Angelo M. Codevilla, a fellow at the Claremont Institute, recently detailed those efforts and its effects and concluded, “Qatari investments in America’s foreign policy Establishment have paid good dividends; our investments, not so much.” It suggests what could simply be called a bad deal for the United States. After all, bad advice leaves policy-makers with poor options.
In a recent column in The Hill, Jonathan Schanzer, senior vice president at the Foundation for the Defense of Democracies (FDD), also described Washington’s permissive approach to foreign policy-making on Qatar. According to Schanzer, his think tank, which takes no foreign donations, has “found it challenging to publish our analysis, or even to merely have a debate, often because the topic is a liability (politically or financially) for certain publications and other shops around town.” He concluded, “This wholesale purchase of opinion-makers in Washington has led to an even greater challenge: the acceptance of an unsustainable status quo.”
To the extent there is a public debate, it is in a highly charged atmosphere, fueled by foreign money, and designed to maintain a broken system. Unfortunately, Tillerson’s approach appears to be calling for continued policies that promote the very impasse he’s trying to solve. Moreover, it contradicts the stated goals of the president.
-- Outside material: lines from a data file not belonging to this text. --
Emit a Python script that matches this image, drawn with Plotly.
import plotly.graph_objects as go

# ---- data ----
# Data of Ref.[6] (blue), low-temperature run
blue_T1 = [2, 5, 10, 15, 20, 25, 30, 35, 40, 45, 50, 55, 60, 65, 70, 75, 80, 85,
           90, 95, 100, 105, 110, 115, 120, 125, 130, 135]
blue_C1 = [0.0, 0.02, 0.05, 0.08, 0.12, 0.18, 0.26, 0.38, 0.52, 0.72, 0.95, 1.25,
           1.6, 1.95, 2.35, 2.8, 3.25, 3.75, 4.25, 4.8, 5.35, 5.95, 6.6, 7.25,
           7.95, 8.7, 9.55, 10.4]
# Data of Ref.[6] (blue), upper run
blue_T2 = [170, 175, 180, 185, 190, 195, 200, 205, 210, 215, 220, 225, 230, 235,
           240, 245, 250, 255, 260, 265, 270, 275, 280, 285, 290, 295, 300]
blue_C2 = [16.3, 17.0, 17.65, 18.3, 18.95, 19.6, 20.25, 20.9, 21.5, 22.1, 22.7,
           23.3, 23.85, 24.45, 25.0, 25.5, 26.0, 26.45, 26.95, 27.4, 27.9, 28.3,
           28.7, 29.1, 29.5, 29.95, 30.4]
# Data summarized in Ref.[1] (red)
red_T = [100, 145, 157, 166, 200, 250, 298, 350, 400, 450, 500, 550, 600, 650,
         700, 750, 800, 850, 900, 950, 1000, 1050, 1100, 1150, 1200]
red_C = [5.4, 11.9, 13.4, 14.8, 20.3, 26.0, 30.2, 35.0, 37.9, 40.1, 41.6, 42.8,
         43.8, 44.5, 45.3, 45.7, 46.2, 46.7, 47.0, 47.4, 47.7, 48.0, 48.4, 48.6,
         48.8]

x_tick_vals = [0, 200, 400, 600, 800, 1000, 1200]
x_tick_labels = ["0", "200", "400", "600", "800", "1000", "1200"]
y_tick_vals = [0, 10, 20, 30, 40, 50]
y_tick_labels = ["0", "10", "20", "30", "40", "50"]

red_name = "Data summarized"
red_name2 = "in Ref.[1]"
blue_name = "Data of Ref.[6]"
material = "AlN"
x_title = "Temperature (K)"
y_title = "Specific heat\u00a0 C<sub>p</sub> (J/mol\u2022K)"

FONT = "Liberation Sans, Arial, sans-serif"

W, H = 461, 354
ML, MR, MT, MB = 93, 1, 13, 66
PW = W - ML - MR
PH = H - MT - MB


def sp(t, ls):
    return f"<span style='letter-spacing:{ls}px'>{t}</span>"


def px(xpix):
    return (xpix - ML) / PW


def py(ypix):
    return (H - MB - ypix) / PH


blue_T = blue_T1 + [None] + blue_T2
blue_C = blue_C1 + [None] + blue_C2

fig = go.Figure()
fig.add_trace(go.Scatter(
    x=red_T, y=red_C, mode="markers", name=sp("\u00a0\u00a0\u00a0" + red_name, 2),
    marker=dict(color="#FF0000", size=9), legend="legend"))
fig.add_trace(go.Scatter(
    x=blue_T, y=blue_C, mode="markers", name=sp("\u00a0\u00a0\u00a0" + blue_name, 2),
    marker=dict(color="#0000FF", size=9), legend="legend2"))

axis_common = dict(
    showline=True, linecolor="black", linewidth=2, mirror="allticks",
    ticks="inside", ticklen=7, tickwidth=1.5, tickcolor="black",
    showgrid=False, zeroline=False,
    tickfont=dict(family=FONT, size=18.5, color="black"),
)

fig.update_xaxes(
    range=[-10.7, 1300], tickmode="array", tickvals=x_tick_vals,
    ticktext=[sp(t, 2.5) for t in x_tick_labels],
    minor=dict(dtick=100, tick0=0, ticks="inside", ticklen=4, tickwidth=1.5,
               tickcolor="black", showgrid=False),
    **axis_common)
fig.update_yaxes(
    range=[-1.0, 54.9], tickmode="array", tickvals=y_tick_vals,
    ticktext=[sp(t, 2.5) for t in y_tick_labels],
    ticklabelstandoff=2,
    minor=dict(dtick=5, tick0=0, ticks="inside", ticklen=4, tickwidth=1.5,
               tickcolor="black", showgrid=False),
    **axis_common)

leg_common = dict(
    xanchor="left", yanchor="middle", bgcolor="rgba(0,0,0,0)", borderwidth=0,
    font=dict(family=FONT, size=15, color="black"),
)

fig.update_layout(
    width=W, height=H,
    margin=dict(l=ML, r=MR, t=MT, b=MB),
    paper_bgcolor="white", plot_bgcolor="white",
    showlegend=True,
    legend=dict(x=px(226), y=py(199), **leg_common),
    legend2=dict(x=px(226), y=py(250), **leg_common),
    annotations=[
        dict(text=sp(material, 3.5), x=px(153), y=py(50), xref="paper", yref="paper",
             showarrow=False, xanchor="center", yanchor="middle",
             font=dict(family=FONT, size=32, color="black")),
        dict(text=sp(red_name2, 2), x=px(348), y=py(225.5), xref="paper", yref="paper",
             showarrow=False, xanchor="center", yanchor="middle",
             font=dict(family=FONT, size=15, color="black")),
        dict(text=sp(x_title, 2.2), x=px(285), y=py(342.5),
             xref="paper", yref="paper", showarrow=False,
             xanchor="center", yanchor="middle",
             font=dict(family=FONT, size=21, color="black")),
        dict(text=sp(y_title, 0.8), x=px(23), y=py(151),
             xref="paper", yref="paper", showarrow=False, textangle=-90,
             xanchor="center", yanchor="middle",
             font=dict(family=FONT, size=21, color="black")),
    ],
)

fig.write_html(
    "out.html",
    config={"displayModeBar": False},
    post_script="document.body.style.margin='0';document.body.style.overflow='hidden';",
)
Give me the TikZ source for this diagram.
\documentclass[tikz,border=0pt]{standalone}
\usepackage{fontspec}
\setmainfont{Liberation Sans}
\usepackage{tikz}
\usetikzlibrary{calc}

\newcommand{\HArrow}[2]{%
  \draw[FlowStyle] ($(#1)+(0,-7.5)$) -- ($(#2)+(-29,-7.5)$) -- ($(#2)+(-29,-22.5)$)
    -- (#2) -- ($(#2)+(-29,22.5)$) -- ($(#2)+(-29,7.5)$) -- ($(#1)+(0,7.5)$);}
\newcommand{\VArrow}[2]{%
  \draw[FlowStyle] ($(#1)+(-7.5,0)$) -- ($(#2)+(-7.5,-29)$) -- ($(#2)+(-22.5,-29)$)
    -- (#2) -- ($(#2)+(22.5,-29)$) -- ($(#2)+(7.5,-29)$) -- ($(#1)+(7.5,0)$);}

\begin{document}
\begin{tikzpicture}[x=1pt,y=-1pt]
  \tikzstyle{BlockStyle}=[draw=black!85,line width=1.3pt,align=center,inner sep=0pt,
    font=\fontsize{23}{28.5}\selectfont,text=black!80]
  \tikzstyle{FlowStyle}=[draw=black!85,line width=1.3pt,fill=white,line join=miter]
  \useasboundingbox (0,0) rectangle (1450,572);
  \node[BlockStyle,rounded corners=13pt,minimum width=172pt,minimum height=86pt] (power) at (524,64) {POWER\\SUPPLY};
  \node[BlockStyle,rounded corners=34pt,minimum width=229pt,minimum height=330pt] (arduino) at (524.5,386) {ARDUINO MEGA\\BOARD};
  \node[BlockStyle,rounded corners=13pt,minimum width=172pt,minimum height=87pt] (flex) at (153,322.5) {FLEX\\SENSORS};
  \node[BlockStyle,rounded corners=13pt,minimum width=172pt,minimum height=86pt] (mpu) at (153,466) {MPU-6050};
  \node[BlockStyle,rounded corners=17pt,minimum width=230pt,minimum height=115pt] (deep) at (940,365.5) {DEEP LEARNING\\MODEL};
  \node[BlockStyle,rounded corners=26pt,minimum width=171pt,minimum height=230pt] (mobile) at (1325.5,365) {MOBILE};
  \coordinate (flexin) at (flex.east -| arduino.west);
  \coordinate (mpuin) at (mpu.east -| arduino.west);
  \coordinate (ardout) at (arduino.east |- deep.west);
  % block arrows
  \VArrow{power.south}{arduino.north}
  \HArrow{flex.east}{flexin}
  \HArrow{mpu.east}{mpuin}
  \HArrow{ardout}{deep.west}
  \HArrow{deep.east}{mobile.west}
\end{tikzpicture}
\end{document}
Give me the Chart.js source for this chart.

It’s no wonder, then, that Tillerson seems to be spinning his diplomatic wheels.
Qatar’s promiscuous foreign policy isn’t just bad for the region, it’s harmful to U.S. interests at home and abroad. To realize the multiple dimensions this challenge presents and only seek to paper over them ensures the same cycle will repeat.
Given the goals President Trump laid out in Riyadh, he should seek a change in Doha’s duplicitous behavior and bring them back into the fold on terms that align more with his vision. That means the deal worth making is a new one predicated on American interests, not the interests of those addicted to both the money and the status quo.